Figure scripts
════════════════

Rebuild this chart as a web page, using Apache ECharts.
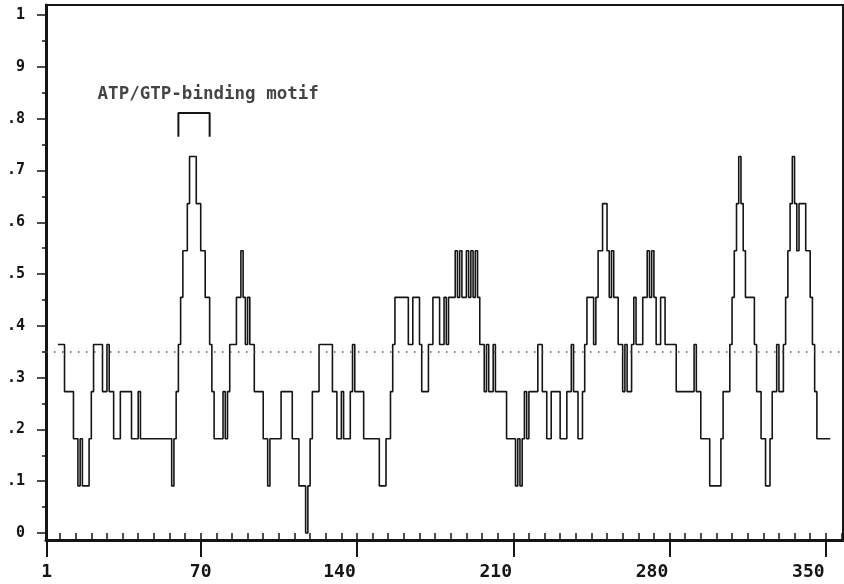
<!DOCTYPE html>
<html><head><meta charset="utf-8">
<script src="https://cdn.jsdelivr.net/npm/echarts@6/dist/echarts.min.js"></script>
<style>html,body{margin:0;padding:0;background:#fff}#c{width:844px;height:584px}</style>
</head><body><div id="c"></div>
<script>
// ---- data ----
const firstResidue = 6;
const profile = [
 .364,.364,.364,.273,.273,.273,.273,.182,.182,.091,
 .182,.091,.091,.091,.182,.273,.364,.364,.364,.364,
 .273,.273,.364,.273,.273,.182,.182,.182,.273,.273,
 .273,.273,.273,.182,.182,.182,.273,.182,.182,.182,
 .182,.182,.182,.182,.182,.182,.182,.182,.182,.182,
 .182,.091,.182,.273,.364,.455,.545,.545,.636,.727,
 .727,.727,.636,.636,.545,.545,.455,.455,.364,.273,
 .182,.182,.182,.182,.273,.182,.273,.364,.364,.364,
 .455,.455,.545,.455,.364,.455,.364,.364,.273,.273,
 .273,.273,.182,.182,.091,.182,.182,.182,.182,.182,
 .273,.273,.273,.273,.273,.182,.182,.182,.091,.091,
 .091,0,.091,.182,.273,.273,.273,.364,.364,.364,
 .364,.364,.364,.273,.273,.182,.182,.273,.182,.182,
 .182,.273,.364,.273,.273,.273,.273,.182,.182,.182,
 .182,.182,.182,.182,.091,.091,.091,.182,.182,.273,
 .364,.455,.455,.455,.455,.455,.455,.364,.364,.455,
 .455,.455,.364,.273,.273,.273,.364,.364,.455,.455,
 .455,.364,.364,.455,.364,.455,.455,.455,.545,.455,
 .545,.455,.455,.545,.455,.545,.455,.545,.455,.364,
 .364,.273,.364,.273,.273,.364,.273,.273,.273,.273,
 .273,.182,.182,.182,.182,.091,.182,.091,.182,.273,
 .182,.273,.273,.273,.273,.364,.364,.273,.273,.182,
 .182,.273,.273,.273,.273,.182,.182,.182,.273,.273,
 .364,.273,.273,.182,.182,.273,.364,.455,.455,.455,
 .364,.455,.545,.545,.636,.636,.545,.455,.545,.455,
 .455,.364,.364,.273,.364,.273,.273,.364,.455,.364,
 .364,.364,.455,.455,.545,.455,.545,.455,.364,.364,
 .455,.455,.364,.364,.364,.364,.364,.273,.273,.273,
 .273,.273,.273,.273,.273,.364,.273,.273,.182,.182,
 .182,.182,.091,.091,.091,.091,.091,.182,.273,.273,
 .273,.364,.455,.545,.636,.727,.636,.545,.455,.455,
 .455,.455,.364,.273,.273,.182,.182,.091,.091,.182,
 .273,.273,.364,.273,.273,.364,.455,.545,.636,.727,
 .636,.545,.636,.636,.636,.545,.545,.455,.364,.273,
 .182,.182,.182,.182,.182,.182,.182
];
const xTickValues = [1, 70, 140, 210, 280, 350];
const xTickLabels = ['1', '70', '140', '210', '280', '350'];
const yTickValues = [0, 0.1, 0.2, 0.3, 0.4, 0.5, 0.6, 0.7, 0.8, 0.9, 1];
const yTickLabels = ['0', '.1', '.2', '.3', '.4', '.5', '.6', '.7', '.8', '9', '1'];
const referenceLevel = 0.352;
const motifRange = [60, 74];
const motifBracketLevels = [0.765, 0.811];
const motifLabel = 'ATP/GTP-binding motif';
const motifLabelAnchor = [23.8, 0.847];

// ---- axis settings ----
const xMin = 0.7, xMax = 357.7;
const yMin = -0.0135, yMax = 1.0195;
const minorX = [];
for (let r = 7; r <= 357; r += 7) minorX.push(r);
const minorY = [];
for (let i = 0; i < 10; i++) minorY.push(+(0.05 + i * 0.1).toFixed(2));

const FONT = "'DejaVu Sans Mono', 'Liberation Mono', monospace";
const INK = '#151515';

function labelFor(values, labels) {
  return function (v) {
    const i = values.findIndex(t => Math.abs(t - v) < 1e-6);
    return i >= 0 ? labels[i] : '';
  };
}
const xLabelText = labelFor(xTickValues, xTickLabels);
const xRichBase = {color: INK, fontFamily: FONT, fontWeight: 'bold', fontSize: 18};

const chart = echarts.init(document.getElementById('c'), null, {renderer: 'canvas'});
chart.setOption({
  animation: false,
  backgroundColor: '#fff',
  grid: {left: 46, right: 1, top: 5, bottom: 44, show: true, borderColor: INK, borderWidth: 2, backgroundColor: 'transparent'},
  xAxis: [{
    type: 'value', min: xMin, max: xMax, position: 'bottom',
    axisLine: {show: true, onZero: false, lineStyle: {color: INK, width: 3}},
    axisTick: {show: true, customValues: xTickValues, length: 17, lineStyle: {color: INK, width: 2}},
    axisLabel: {show: true, customValues: xTickValues,
      formatter: function (v) {
        const t = xLabelText(v);
        return t.length >= 3 ? '{r|' + t + '}' : '{c|' + t + '}';
      },
      rich: {
        r: Object.assign({padding: [0, 35, 0, 0]}, xRichBase),
        c: Object.assign({}, xRichBase)
      },
      margin: 23, color: INK, fontFamily: FONT, fontWeight: 'bold', fontSize: 18},
    splitLine: {show: false}
  }, {
    type: 'value', min: xMin, max: xMax, position: 'bottom',
    axisLine: {show: false},
    axisTick: {show: true, customValues: minorX, length: 7, lineStyle: {color: INK, width: 1.5}},
    axisLabel: {show: false},
    splitLine: {show: false}
  }],
  yAxis: [{
    type: 'value', min: yMin, max: yMax, position: 'left',
    axisLine: {show: true, onZero: false, lineStyle: {color: INK, width: 3}},
    axisTick: {show: true, customValues: yTickValues, length: 9, lineStyle: {color: INK, width: 1.5}},
    axisLabel: {show: true, customValues: yTickValues, formatter: labelFor(yTickValues, yTickLabels),
      margin: 21, color: INK, fontFamily: FONT, fontWeight: 'bold', fontSize: 15},
    splitLine: {show: false}
  }, {
    type: 'value', min: yMin, max: yMax, position: 'left',
    axisLine: {show: false},
    axisTick: {show: true, customValues: minorY, length: 4, lineStyle: {color: INK, width: 1.5}},
    axisLabel: {show: false},
    splitLine: {show: false}
  }],
  series: [{
    type: 'line', step: 'end', xAxisIndex: 0, yAxisIndex: 0,
    data: profile.map((v, i) => [firstResidue + i, v]),
    showSymbol: false, symbol: 'none',
    lineStyle: {color: INK, width: 1.6},
    markLine: {
      silent: true, symbol: 'none', label: {show: false},
      lineStyle: {color: '#555', width: 1.5, type: [1.5, 6.5]},
      data: [{yAxis: referenceLevel}]
    }
  }, {
    type: 'line', xAxisIndex: 0, yAxisIndex: 0,
    data: [[motifRange[0], motifBracketLevels[0]], [motifRange[0], motifBracketLevels[1]],
           [motifRange[1], motifBracketLevels[1]], [motifRange[1], motifBracketLevels[0]]],
    showSymbol: false, symbol: 'none',
    lineStyle: {color: INK, width: 2}
  }, {
    type: 'scatter', xAxisIndex: 0, yAxisIndex: 0,
    data: [motifLabelAnchor], symbolSize: 0,
    label: {show: true, position: 'right', distance: 0, formatter: motifLabel,
      color: INK, fontFamily: FONT, fontSize: 17.5, fontWeight: 'bold'}
  }]
});
</script></body></html>
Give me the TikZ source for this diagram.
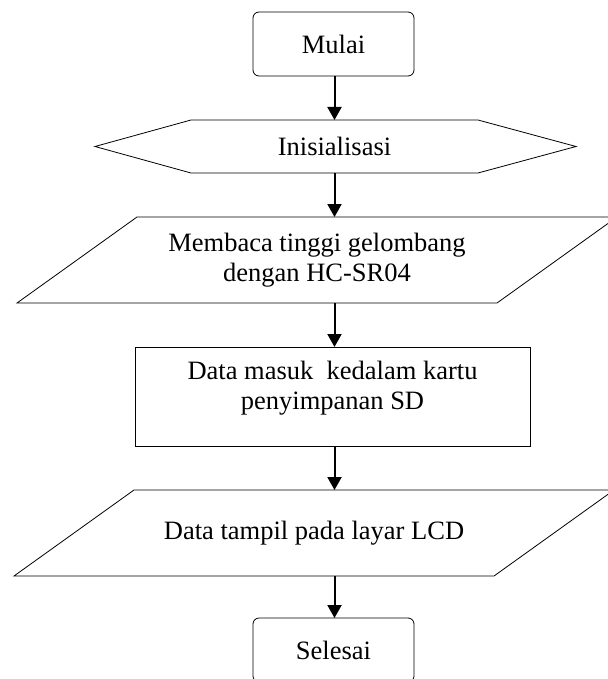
\documentclass[tikz,border=0pt]{standalone}
\usepackage{fontspec}
\setmainfont{Liberation Serif}
\usetikzlibrary{arrows.meta}
\begin{document}
\begin{tikzpicture}[x=1pt,y=-1pt,
  shape line/.style={draw=black,line width=0.8pt},
  txt/.style={font=\fontsize{26.5}{30}\selectfont, align=center, inner sep=0pt, outer sep=0pt},
  termbox/.style={shape line, txt, rectangle, rounded corners=6pt, minimum width=161pt, minimum height=64pt},
  hexbox/.style={txt, rectangle, minimum width=287pt, minimum height=53pt},
  iobox/.style={txt, rectangle, minimum width=480pt, minimum height=86pt},
  procbox/.style={shape line, rectangle, outer sep=0pt, minimum width=395pt, minimum height=99pt},
  flow/.style={line width=2pt, -{Triangle[length=13pt,width=14pt]}}
]
\useasboundingbox (0,0) rectangle (607,679);
% Start
\node[termbox] (mulai) at (333.5,44) {Mulai};
% Initialisation (hexagon)
\node[hexbox] (init) at (334.5,146.5) {Inisialisasi};
\draw[shape line] (init.north west) -- (init.north east) -- ++(98,26.5) -- (init.south east) -- (init.south west) -- ++(-96,-26.5) -- cycle;
% Input parallelogram
\node[iobox] (baca) at (317,260) {Membaca tinggi gelombang\\dengan HC-SR04};
\draw[shape line] ([xshift=-60pt]baca.south west) -- ([xshift=-60pt]baca.south east) -- ([xshift=60pt]baca.north east) -- ([xshift=60pt]baca.north west) -- cycle;
% Process
\node[procbox] (sd) at (332.5,396.5) {};
\node[txt] (sdtext) at ([yshift=8pt]sd.center) {Data masuk\ \ kedalam kartu\\penyimpanan SD};
% Output parallelogram
\node[iobox] (lcd) at (314,533) {Data tampil pada layar LCD};
\draw[shape line] ([xshift=-60pt]lcd.south west) -- ([xshift=-60pt]lcd.south east) -- ([xshift=60pt]lcd.north east) -- ([xshift=60pt]lcd.north west) -- cycle;
% End
\node[termbox] (selesai) at (333.5,650) {Selesai};
% Connectors
\draw[flow] (init.north |- mulai.south) -- (init.north);
\draw[flow] (init.south) -- (init.south |- baca.north);
\draw[flow] (init.south |- baca.south) -- (init.south |- sd.north);
\draw[flow] (init.south |- sd.south) -- (init.south |- lcd.north);
\draw[flow] (init.south |- lcd.south) -- (init.south |- selesai.north);
\end{tikzpicture}
\end{document}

════════════════

(EXERCISE INSTRUCTIONS): Only the number is wanted: how many lines contain the string "this"?

(THE OUTPUT): 2